Choosing the Right Layout Mode

Unified Layout for All Items (Default Approach): In this mode, all items in the task share the same layout recipe.
1. Use Case: Ideal for structured evaluations where every item follows a common annotation format.
2. Recommendation: Use this as your go-to method for most evaluation scenarios.
Different Layout Assignment per Items: In this approach, different items within the same task or dataset can have distinct layout recipes.
1. Use Case: Suitable for mixed evaluation scenarios, such as comparing chats, images, and structured responses within the same dataset.
2. Important Note: This overrides the layout connected to the task or dataset.
3. Reference: A full example script can be found under Layout Editor → Sample Data → </> icon (Python script generator).

Using a Unified Layout

All items share the same structure and evaluation format.

Example: Each item has one prompt, two images, and the evaluator selects the best image.

Create a Multimodal Recipe via Layout Builder.

Create a dataset and connect the recipe to it. If the dataset is already available, use the Switch Recipe option to change it to the newly created recipe.

Upload your GenAI items (JSON files) to the dataset. You can upload via manually or SDK. An example JSON structure is given below:

{
  "image": "https://upload.wikimedia.org/wikipedia/en/b/b9/MagrittePipe.jpg",
  "prompt": [
    {
      "role": "",
      "content": "Create an image of a pipe"
    }
  ]
}

If your items are in a CSV file, make sure to convert the CSV into JSON files as required.
Create a task with the same recipe.
Users with an Annotator roles can open the task in GenAI Evaluation Studio.
Perform the feedback and ratings as per the layout structure.
Export annotations when completed.

Using Different Layouts

Different items within the same dataset or task can have unique layouts.

Example: One prompt produces a text response, another produces an image.

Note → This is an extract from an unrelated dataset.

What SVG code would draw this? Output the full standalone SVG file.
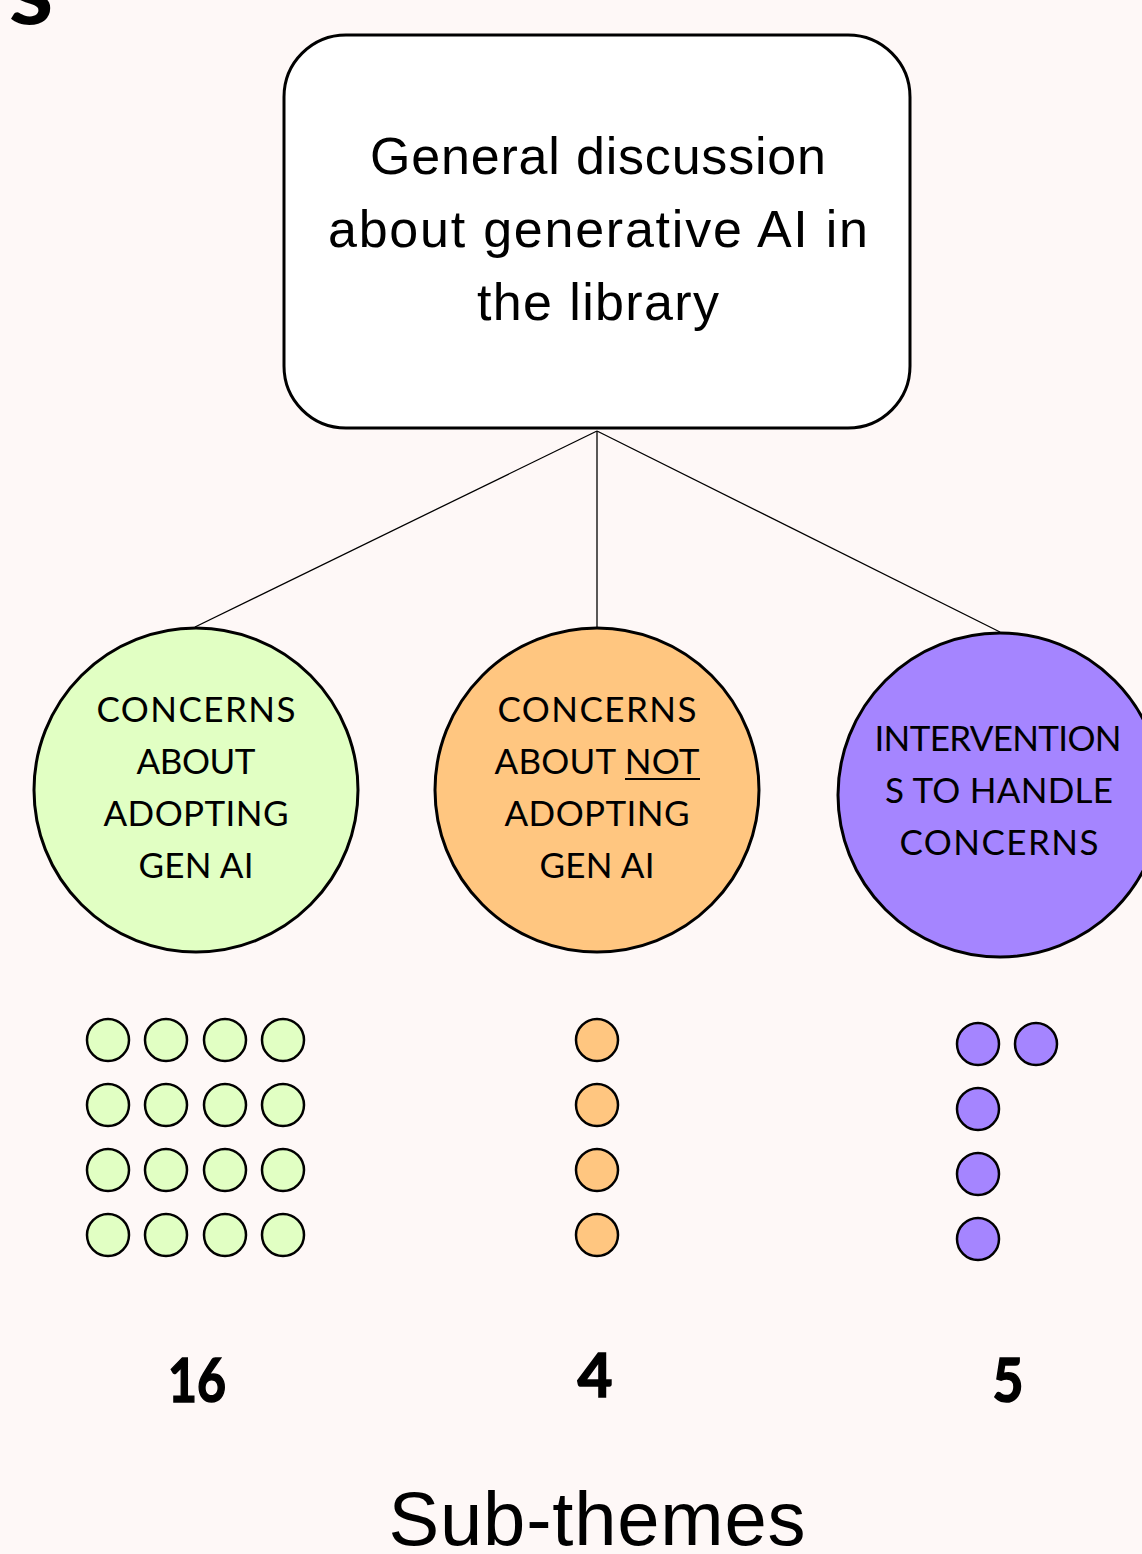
<svg xmlns="http://www.w3.org/2000/svg" width="1142" height="1554" viewBox="0 0 1142 1554">
<style>
.t{font-family:"Lato","Liberation Sans",sans-serif;fill:#000;text-anchor:middle}
.a{font-family:"Liberation Sans","Lato",sans-serif}
.big{font-size:52px}
.lab{font-size:35px}
.num{font-size:62px;font-weight:bold;stroke:#000;stroke-width:1.6}
.dot{stroke:#000;stroke-width:2.5}
.node{stroke:#000;stroke-width:3}
.g{fill:#E1FFC3}.o{fill:#FFC680}.p{fill:#A585FF}
</style>
<rect width="1142" height="1554" fill="#FEF8F7"/>
<text class="t" x="31" y="24" font-size="100" font-weight="bold" textLength="45" lengthAdjust="spacingAndGlyphs">s</text>
<g id="connectors" stroke="#000" stroke-width="1.3" fill="none">
<line x1="597" y1="431" x2="195" y2="627"/>
<line x1="597" y1="431" x2="597" y2="628"/>
<line x1="597" y1="431" x2="1000" y2="632"/>
</g>
<g id="root">
<rect x="284" y="35" width="626" height="393" rx="62" fill="#fff" class="node"/>
<text class="t a big" x="598" y="174" textLength="456">General discussion</text>
<text class="t a big" x="598" y="247" textLength="540">about generative AI in</text>
<text class="t a big" x="598" y="320" textLength="242">the library</text>
</g>
<g id="adopting">
<circle cx="196" cy="790" r="162" class="node g"/>
<text class="t lab" x="196" y="722" textLength="199">CONCERNS</text>
<text class="t lab" x="196" y="774" textLength="119">ABOUT</text>
<text class="t lab" x="196" y="826" textLength="185">ADOPTING</text>
<text class="t lab" x="196" y="878" textLength="115">GEN AI</text>
</g>
<g id="not-adopting">
<circle cx="597" cy="790" r="162" class="node o"/>
<text class="t lab" x="597" y="722" textLength="199">CONCERNS</text>
<text class="t lab" x="597" y="774" textLength="205">ABOUT NOT</text>
<line x1="625" y1="779" x2="700" y2="779" stroke="#000" stroke-width="2.2"/>
<text class="t lab" x="597" y="826" textLength="185">ADOPTING</text>
<text class="t lab" x="597" y="878" textLength="115">GEN AI</text>
</g>
<g id="interventions">
<circle cx="1000" cy="795" r="162" class="node p"/>
<text class="t lab" x="998" y="751" textLength="247">INTERVENTION</text>
<text class="t lab" x="999" y="803" textLength="228">S TO HANDLE</text>
<text class="t lab" x="999" y="855" textLength="199">CONCERNS</text>
</g>
<g id="dots-green" class="g">
<circle cx="108" cy="1040" r="21" class="dot"/><circle cx="166" cy="1040" r="21" class="dot"/><circle cx="225" cy="1040" r="21" class="dot"/><circle cx="283" cy="1040" r="21" class="dot"/>
<circle cx="108" cy="1105" r="21" class="dot"/><circle cx="166" cy="1105" r="21" class="dot"/><circle cx="225" cy="1105" r="21" class="dot"/><circle cx="283" cy="1105" r="21" class="dot"/>
<circle cx="108" cy="1170" r="21" class="dot"/><circle cx="166" cy="1170" r="21" class="dot"/><circle cx="225" cy="1170" r="21" class="dot"/><circle cx="283" cy="1170" r="21" class="dot"/>
<circle cx="108" cy="1235" r="21" class="dot"/><circle cx="166" cy="1235" r="21" class="dot"/><circle cx="225" cy="1235" r="21" class="dot"/><circle cx="283" cy="1235" r="21" class="dot"/>
</g>
<g id="dots-orange" class="o">
<circle cx="597" cy="1040" r="21" class="dot"/><circle cx="597" cy="1105" r="21" class="dot"/><circle cx="597" cy="1170" r="21" class="dot"/><circle cx="597" cy="1235" r="21" class="dot"/>
</g>
<g id="dots-purple" class="p">
<circle cx="978" cy="1044" r="21" class="dot"/><circle cx="1036" cy="1044" r="21" class="dot"/><circle cx="978" cy="1109" r="21" class="dot"/><circle cx="978" cy="1174" r="21" class="dot"/><circle cx="978" cy="1239" r="21" class="dot"/>
</g>
<g id="counts">
<text class="t num" x="197" y="1402" textLength="58" lengthAdjust="spacingAndGlyphs">16</text>
<text class="t num" x="595" y="1397" textLength="35" lengthAdjust="spacingAndGlyphs">4</text>
<text class="t num" x="1008" y="1402" textLength="31" lengthAdjust="spacingAndGlyphs">5</text>
</g>
<text class="t a" x="597" y="1545" font-size="76" textLength="417">Sub-themes</text>
</svg>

Create a Multimodal Recipe via Layout Builder for each unique layout. You can use the Template Library to duplicate and modify similar layouts.

Create a dataset for the items, if it is not available.
If your items are in a CSV file, make sure to convert the CSV into JSON files as required.

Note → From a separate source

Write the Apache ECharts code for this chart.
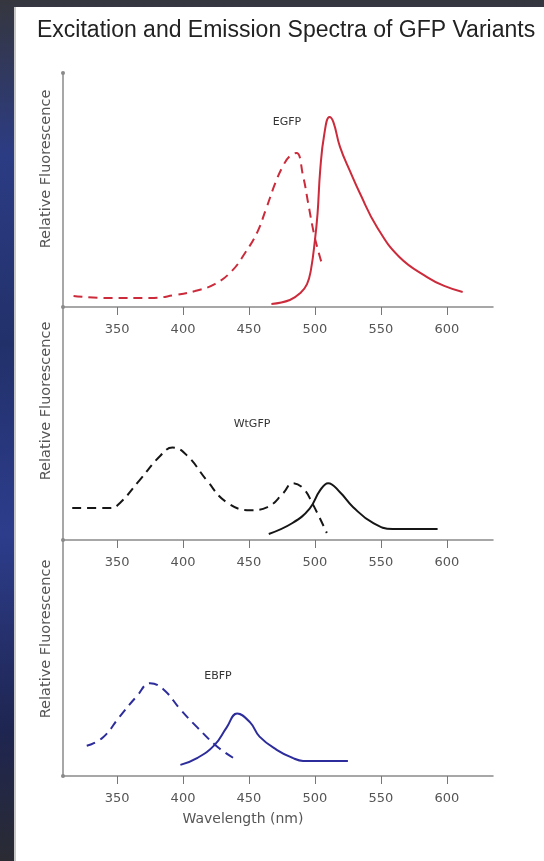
<!DOCTYPE html>
<html>
<head>
<meta charset="utf-8">
<script src="https://cdn.jsdelivr.net/npm/echarts@6/dist/echarts.min.js"></script>
<style>
html, body { margin: 0; padding: 0; }
body {
    width: 544px; height: 861px; position: relative; overflow: hidden;
    background: linear-gradient(180deg, #35363e 0%, #2c3c84 18%, #22306a 40%, #2d3d8c 62%, #1e2550 85%, #2a2b33 100%);
}
#panel { position: absolute; left: 14px; top: 7px; width: 530px; height: 854px; background: #fff; border-left: 2px solid #c8c8c8; box-sizing: border-box; }
#chart { position: absolute; left: 0; top: 0; width: 544px; height: 861px; }
</style>
</head>
<body>
<div id="panel"></div>
<div id="chart"></div>
<script>
// wavelength ticks shown on every panel
var ticks = [350, 400, 450, 500, 550, 600];

// EGFP (red)
var egfpExNm  = [317, 345, 375, 394, 409, 424, 437, 447, 456, 463, 470, 476, 481, 486, 491, 495, 499, 502, 505];
var egfpExVal = [4.7, 3.8, 3.8, 5.1, 6.8, 9.8, 15.4, 23.1, 31.6, 42, 53, 60.5, 64.5, 65.8, 56, 44, 32, 25, 19];
var egfpEmNm  = [467, 481, 489, 494, 497, 500, 502, 504, 507, 511, 514, 519, 527, 534, 547, 564, 585, 598, 612];
var egfpEmVal = [1.3, 3, 6, 9.8, 16, 28.6, 40, 58.5, 73.5, 81.2, 79, 68.4, 57.5, 48.7, 34.2, 21.4, 12.8, 9, 6.4];

// WtGFP (black)
var wtExNm  = [316, 345, 352, 367, 383, 392, 403, 418, 433, 451, 464, 476, 483, 491, 498, 509];
var wtExVal = [13.7, 13.7, 15.8, 25.6, 36.3, 39.7, 36.3, 25.6, 16.2, 12.8, 14.1, 20.1, 24.4, 22.2, 15.8, 3];
var wtEmNm  = [465, 483, 496, 504, 510, 519, 529, 544, 559, 593];
var wtEmVal = [2.6, 7.3, 13.5, 21.4, 24.4, 20.5, 14.1, 7.3, 4.7, 4.7];

// EBFP (blue)
var ebfpExNm  = [327, 339, 352, 365, 375, 385, 398, 411, 426, 438];
var ebfpExVal = [12.8, 16.2, 25.2, 33.8, 39.3, 36.8, 28.2, 20.5, 12.4, 7.7];
var ebfpEmNm  = [398, 411, 424, 433, 441, 451, 458, 471, 483, 491, 525];
var ebfpEmVal = [4.7, 7.7, 13.2, 20.5, 26.5, 22.6, 16.7, 11.1, 7.7, 6.4, 6.4];

function pairs(xs, ys) {
    return xs.map(function (x, i) { return [x, ys[i]]; });
}

var tickFont = "DejaVu Sans";
var panelTops = [73, 307, 540];
var panelHeights = [234, 233, 236];

function makeXAxis(i) {
    return {
        type: "value",
        gridIndex: i,
        min: 309,
        max: 635,
        axisLine: { lineStyle: { color: "#8a8a8a", width: 1.5 } },
        axisTick: { show: true, length: 8, customValues: ticks, lineStyle: { color: "#777" } },
        axisLabel: { customValues: ticks, margin: 16, color: "#555", fontSize: 13, fontFamily: tickFont },
        splitLine: { show: false }
    };
}
function makeYAxis(i) {
    return {
        type: "value",
        gridIndex: i,
        min: 0,
        max: 100,
        axisLine: {
            show: true,
            symbol: i === 0 ? ["circle", "circle"] : ["circle", "none"],
            symbolSize: [4, 4],
            lineStyle: { color: "#8a8a8a", width: 1.5 }
        },
        axisTick: { show: false },
        axisLabel: { show: false },
        splitLine: { show: false }
    };
}
function line(name, xs, ys, idx, color, dashed) {
    return {
        name: name,
        type: "line",
        xAxisIndex: idx,
        yAxisIndex: idx,
        data: pairs(xs, ys),
        smooth: 0.45,
        showSymbol: false,
        lineStyle: { color: color, width: 2, type: dashed ? [9, 6] : "solid" }
    };
}

var red = "#cc2b3b", black = "#161616", blue = "#2c2c9c";

var chart = echarts.init(document.getElementById("chart"));
var option = {
    animation: false,
    title: {
        text: "Excitation and Emission Spectra of GFP Variants",
        left: 37,
        top: 19,
        padding: 0,
        textStyle: { fontSize: 23, fontWeight: "normal", color: "#222", fontFamily: "Liberation Sans" }
    },
    grid: [0, 1, 2].map(function (i) {
        return { left: 63, width: 430, top: panelTops[i], height: panelHeights[i] };
    }),
    xAxis: [0, 1, 2].map(makeXAxis),
    yAxis: [0, 1, 2].map(makeYAxis),
    series: [
        line("EGFP excitation", egfpExNm, egfpExVal, 0, red, true),
        line("EGFP emission", egfpEmNm, egfpEmVal, 0, red, false),
        line("WtGFP excitation", wtExNm, wtExVal, 1, black, true),
        line("WtGFP emission", wtEmNm, wtEmVal, 1, black, false),
        line("EBFP excitation", ebfpExNm, ebfpExVal, 2, blue, true),
        line("EBFP emission", ebfpEmNm, ebfpEmVal, 2, blue, false)
    ],
    graphic: [
        { type: "text", x: 287, y: 122, style: { text: "EGFP", fill: "#333", font: "11px DejaVu Sans", align: "center", verticalAlign: "middle" } },
        { type: "text", x: 252, y: 424, style: { text: "WtGFP", fill: "#333", font: "11px DejaVu Sans", align: "center", verticalAlign: "middle" } },
        { type: "text", x: 218, y: 676, style: { text: "EBFP", fill: "#333", font: "11px DejaVu Sans", align: "center", verticalAlign: "middle" } },
        { type: "text", x: 46, y: 169, rotation: Math.PI / 2, style: { text: "Relative Fluorescence", fill: "#555", font: "14.5px DejaVu Sans", align: "center", verticalAlign: "middle" } },
        { type: "text", x: 46, y: 401, rotation: Math.PI / 2, style: { text: "Relative Fluorescence", fill: "#555", font: "14.5px DejaVu Sans", align: "center", verticalAlign: "middle" } },
        { type: "text", x: 46, y: 639, rotation: Math.PI / 2, style: { text: "Relative Fluorescence", fill: "#555", font: "14.5px DejaVu Sans", align: "center", verticalAlign: "middle" } },
        { type: "text", x: 243, y: 819, style: { text: "Wavelength (nm)", fill: "#555", font: "14px DejaVu Sans", align: "center", verticalAlign: "middle" } }
    ]
};
chart.setOption(option);

window.onresize = function () {
    chart.resize();
};
</script>
</body>
</html>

Upload your GenAI items (JSON files) via SDK and include layout mentioned in the metadata as given below:

'system': {
            'shebang': {
                'dltype': 'evaluation-studio'
            },
            'evaluation': {
                'layoutName': '{INSERT RELEVANT LAYOUT RECIPE ID HERE}'
            }
        }

To receive the Recipe ID, read here.
An example JSON structure is given below:

{
  "image": "https://upload.wikimedia.org/wikipedia/en/b/b9/MagrittePipe.jpg",
  "prompt": [
    {
      "role": "",
      "content": "Create an image of a pipe"
    }
  ]
}

Create a task and you can choose any recipe. Even if a recipe is assigned at the task level, item metadata overrides it.
Users with an Annotator roles can open the task in GenAI Evaluation Studio.
Perform the feedback and ratings as per the layout structure.
Export annotations when completed.

Open the JSON file

Open the Dataset Browser and select the JSON file.
Double-click on the JSON file. The GenAI Multimodal Studio is displayed.

Make the required evaluation steps as per the structure. The structure will vary according to the GenAI recipe structure.
Click Save.

JSON Formats

You can export the items and items with annotations as JSON files.